SURVIVING PICASSO is a particularly frustrating piece of work because you can see what it is Ivory was trying to do. Francoise is introduced early as a strong-willed woman who risks the wrath of her domineering father (Bob Peck) when she decides to pursue her artistic career, setting up a conflict between Francoise and Picasso in which he has greater difficulty reducing her to yet another of his weeping conquests. McElhone, a newcomer with piercing eyes, brings out the intelligence in Francoise, but she becomes a distressingly passive character, even more so when she becomes a narrator for flashbacks. Her unique personality has little chance to emerge, and even seems to be contradicted directly by a voice-over near the end in which Francoise notes that Picasso "made me strong." It is a baffling conclusion, since she seems infinitely stronger before their relationship begins.

Picasso himself is similarly enigmatic, played by Anthony Hopkins as an egomanical bon vivant, turning his fame into a method for making people feel insignificant, and honored merely to be in his presence. Ivory and Jhabvala do a fine job of showing us the effect of Picasso's behavior on those around him, but they are much less effective at showing us the man himself. It does not help that we are never able to see Picasso's own work to reflect his personality (his estate did not allow them to be used), making his art little more than a footnote to SURVIVING PICASSO. The film-makers remain distant, showing us bits and pieces of Picasso's life, like a speech to a Communist Party conference, without connecting them to the man he became. We are never allowed inside the passionate artist; Hopkins is technically proficient, wandering accent notwithstanding, but his is a role which seems designed to be observed rather than understood.

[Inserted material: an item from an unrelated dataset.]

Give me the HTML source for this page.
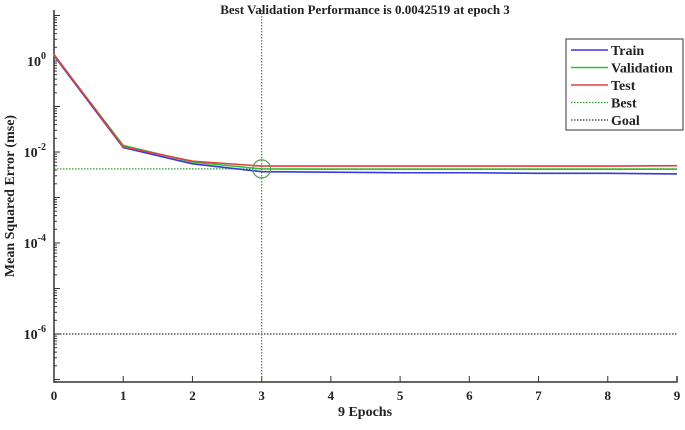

You can always count on a Merchant Ivory film to look splendid, and there is superb work once again from cinematographer Tony Pierce-Roberts and production designer Lucianna Arrighi. It is a beautiful environment they have created for this story, but the characters in that environment are disappointing. There are several moments in SURVIVING PICASSO which inspire a curiosity about this fascinating man, notably his rivalry with contemporary Henri Matisse (Joss Ackland), but there is always the nagging sense, as there was in JEFFERSON IN PARIS, that Ivory doesn't really have a point of view. His biographies are safe, almost documentary detailings of events in an individual's life which do not add up to a story. Picasso and Jefferson were both fascinating historical figures with private and public lives full of contradictions, and they should have made for great drama. Ivory simply seems too respectful of his subjects, content to lay out events like they might appear in a history text without much in the way of interpretation. The irony is that he has been able to take far more internalized fictional characters, like THE REMAINS OF THE DAY's James Stevens, and make them extraordinarily vivid. He has not shown the same facility with bringing life to characters who actually lived.

     On the Renshaw scale of 0 to 10 abstract artists:  5.